Written problem:
Output the material beneath exactly, leaving nothing out.

Dataset extract:
################

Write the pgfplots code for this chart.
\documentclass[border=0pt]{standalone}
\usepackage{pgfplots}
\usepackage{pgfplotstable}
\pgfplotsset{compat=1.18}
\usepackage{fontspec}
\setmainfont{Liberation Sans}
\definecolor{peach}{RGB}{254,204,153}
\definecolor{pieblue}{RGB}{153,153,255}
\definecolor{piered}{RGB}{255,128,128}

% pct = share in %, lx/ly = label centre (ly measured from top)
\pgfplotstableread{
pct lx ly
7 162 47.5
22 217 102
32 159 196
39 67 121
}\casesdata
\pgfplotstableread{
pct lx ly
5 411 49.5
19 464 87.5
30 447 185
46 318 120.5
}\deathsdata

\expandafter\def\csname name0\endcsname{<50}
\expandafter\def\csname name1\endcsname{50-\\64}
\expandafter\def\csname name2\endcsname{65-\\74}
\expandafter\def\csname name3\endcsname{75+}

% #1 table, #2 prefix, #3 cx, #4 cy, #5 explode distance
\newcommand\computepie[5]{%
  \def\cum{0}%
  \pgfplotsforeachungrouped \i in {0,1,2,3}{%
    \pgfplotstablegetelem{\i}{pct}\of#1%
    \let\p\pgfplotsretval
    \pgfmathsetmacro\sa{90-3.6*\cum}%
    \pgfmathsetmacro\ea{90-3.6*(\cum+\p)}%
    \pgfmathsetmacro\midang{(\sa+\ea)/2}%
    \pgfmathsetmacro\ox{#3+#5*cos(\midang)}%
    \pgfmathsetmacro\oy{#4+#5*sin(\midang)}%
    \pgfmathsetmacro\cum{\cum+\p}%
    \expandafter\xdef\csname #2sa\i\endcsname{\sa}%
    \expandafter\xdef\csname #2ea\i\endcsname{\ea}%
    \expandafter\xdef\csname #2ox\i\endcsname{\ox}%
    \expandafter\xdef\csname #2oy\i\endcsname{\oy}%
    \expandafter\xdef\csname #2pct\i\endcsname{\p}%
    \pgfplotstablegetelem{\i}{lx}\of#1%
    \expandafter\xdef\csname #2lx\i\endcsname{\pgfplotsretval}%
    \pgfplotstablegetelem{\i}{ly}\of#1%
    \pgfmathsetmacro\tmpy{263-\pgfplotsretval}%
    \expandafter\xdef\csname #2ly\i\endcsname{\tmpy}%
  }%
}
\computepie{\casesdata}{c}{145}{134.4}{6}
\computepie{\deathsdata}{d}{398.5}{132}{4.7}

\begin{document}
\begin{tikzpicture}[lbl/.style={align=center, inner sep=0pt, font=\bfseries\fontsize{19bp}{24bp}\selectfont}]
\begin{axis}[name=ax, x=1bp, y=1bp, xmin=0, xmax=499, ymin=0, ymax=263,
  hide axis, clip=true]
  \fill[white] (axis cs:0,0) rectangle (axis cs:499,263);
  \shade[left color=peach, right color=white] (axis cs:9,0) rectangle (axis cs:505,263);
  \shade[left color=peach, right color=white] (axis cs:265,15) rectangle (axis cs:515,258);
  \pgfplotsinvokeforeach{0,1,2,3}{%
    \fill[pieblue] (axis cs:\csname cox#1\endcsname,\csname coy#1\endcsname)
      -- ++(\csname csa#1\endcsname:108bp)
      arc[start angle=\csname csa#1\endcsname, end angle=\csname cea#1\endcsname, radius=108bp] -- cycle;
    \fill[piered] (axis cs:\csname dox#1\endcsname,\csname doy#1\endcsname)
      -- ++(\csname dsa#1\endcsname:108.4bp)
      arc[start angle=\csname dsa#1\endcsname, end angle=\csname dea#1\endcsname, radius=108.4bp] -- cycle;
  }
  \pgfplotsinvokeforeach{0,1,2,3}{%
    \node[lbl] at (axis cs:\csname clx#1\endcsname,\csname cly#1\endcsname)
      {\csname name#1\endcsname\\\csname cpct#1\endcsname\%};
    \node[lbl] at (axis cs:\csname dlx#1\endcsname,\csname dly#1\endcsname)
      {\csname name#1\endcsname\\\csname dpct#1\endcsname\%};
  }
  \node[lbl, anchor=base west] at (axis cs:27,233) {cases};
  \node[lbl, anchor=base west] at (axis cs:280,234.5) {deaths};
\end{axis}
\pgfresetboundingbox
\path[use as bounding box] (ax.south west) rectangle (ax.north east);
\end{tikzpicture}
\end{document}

################

Answer to this task:
Write the pgfplots code for this chart.
\documentclass[border=0pt]{standalone}
\usepackage{pgfplots}
\usepackage{pgfplotstable}
\pgfplotsset{compat=1.18}
\usepackage{fontspec}
\setmainfont{Liberation Sans}
\definecolor{peach}{RGB}{254,204,153}
\definecolor{pieblue}{RGB}{153,153,255}
\definecolor{piered}{RGB}{255,128,128}

% pct = share in %, lx/ly = label centre (ly measured from top)
\pgfplotstableread{
pct lx ly
7 162 47.5
22 217 102
32 159 196
39 67 121
}\casesdata
\pgfplotstableread{
pct lx ly
5 411 49.5
19 464 87.5
30 447 185
46 318 120.5
}\deathsdata

\expandafter\def\csname name0\endcsname{<50}
\expandafter\def\csname name1\endcsname{50-\\64}
\expandafter\def\csname name2\endcsname{65-\\74}
\expandafter\def\csname name3\endcsname{75+}

% #1 table, #2 prefix, #3 cx, #4 cy, #5 explode distance
\newcommand\computepie[5]{%
  \def\cum{0}%
  \pgfplotsforeachungrouped \i in {0,1,2,3}{%
    \pgfplotstablegetelem{\i}{pct}\of#1%
    \let\p\pgfplotsretval
    \pgfmathsetmacro\sa{90-3.6*\cum}%
    \pgfmathsetmacro\ea{90-3.6*(\cum+\p)}%
    \pgfmathsetmacro\midang{(\sa+\ea)/2}%
    \pgfmathsetmacro\ox{#3+#5*cos(\midang)}%
    \pgfmathsetmacro\oy{#4+#5*sin(\midang)}%
    \pgfmathsetmacro\cum{\cum+\p}%
    \expandafter\xdef\csname #2sa\i\endcsname{\sa}%
    \expandafter\xdef\csname #2ea\i\endcsname{\ea}%
    \expandafter\xdef\csname #2ox\i\endcsname{\ox}%
    \expandafter\xdef\csname #2oy\i\endcsname{\oy}%
    \expandafter\xdef\csname #2pct\i\endcsname{\p}%
    \pgfplotstablegetelem{\i}{lx}\of#1%
    \expandafter\xdef\csname #2lx\i\endcsname{\pgfplotsretval}%
    \pgfplotstablegetelem{\i}{ly}\of#1%
    \pgfmathsetmacro\tmpy{263-\pgfplotsretval}%
    \expandafter\xdef\csname #2ly\i\endcsname{\tmpy}%
  }%
}
\computepie{\casesdata}{c}{145}{134.4}{6}
\computepie{\deathsdata}{d}{398.5}{132}{4.7}

\begin{document}
\begin{tikzpicture}[lbl/.style={align=center, inner sep=0pt, font=\bfseries\fontsize{19bp}{24bp}\selectfont}]
\begin{axis}[name=ax, x=1bp, y=1bp, xmin=0, xmax=499, ymin=0, ymax=263,
  hide axis, clip=true]
  \fill[white] (axis cs:0,0) rectangle (axis cs:499,263);
  \shade[left color=peach, right color=white] (axis cs:9,0) rectangle (axis cs:505,263);
  \shade[left color=peach, right color=white] (axis cs:265,15) rectangle (axis cs:515,258);
  \pgfplotsinvokeforeach{0,1,2,3}{%
    \fill[pieblue] (axis cs:\csname cox#1\endcsname,\csname coy#1\endcsname)
      -- ++(\csname csa#1\endcsname:108bp)
      arc[start angle=\csname csa#1\endcsname, end angle=\csname cea#1\endcsname, radius=108bp] -- cycle;
    \fill[piered] (axis cs:\csname dox#1\endcsname,\csname doy#1\endcsname)
      -- ++(\csname dsa#1\endcsname:108.4bp)
      arc[start angle=\csname dsa#1\endcsname, end angle=\csname dea#1\endcsname, radius=108.4bp] -- cycle;
  }
  \pgfplotsinvokeforeach{0,1,2,3}{%
    \node[lbl] at (axis cs:\csname clx#1\endcsname,\csname cly#1\endcsname)
      {\csname name#1\endcsname\\\csname cpct#1\endcsname\%};
    \node[lbl] at (axis cs:\csname dlx#1\endcsname,\csname dly#1\endcsname)
      {\csname name#1\endcsname\\\csname dpct#1\endcsname\%};
  }
  \node[lbl, anchor=base west] at (axis cs:27,233) {cases};
  \node[lbl, anchor=base west] at (axis cs:280,234.5) {deaths};
\end{axis}
\pgfresetboundingbox
\path[use as bounding box] (ax.south west) rectangle (ax.north east);
\end{tikzpicture}
\end{document}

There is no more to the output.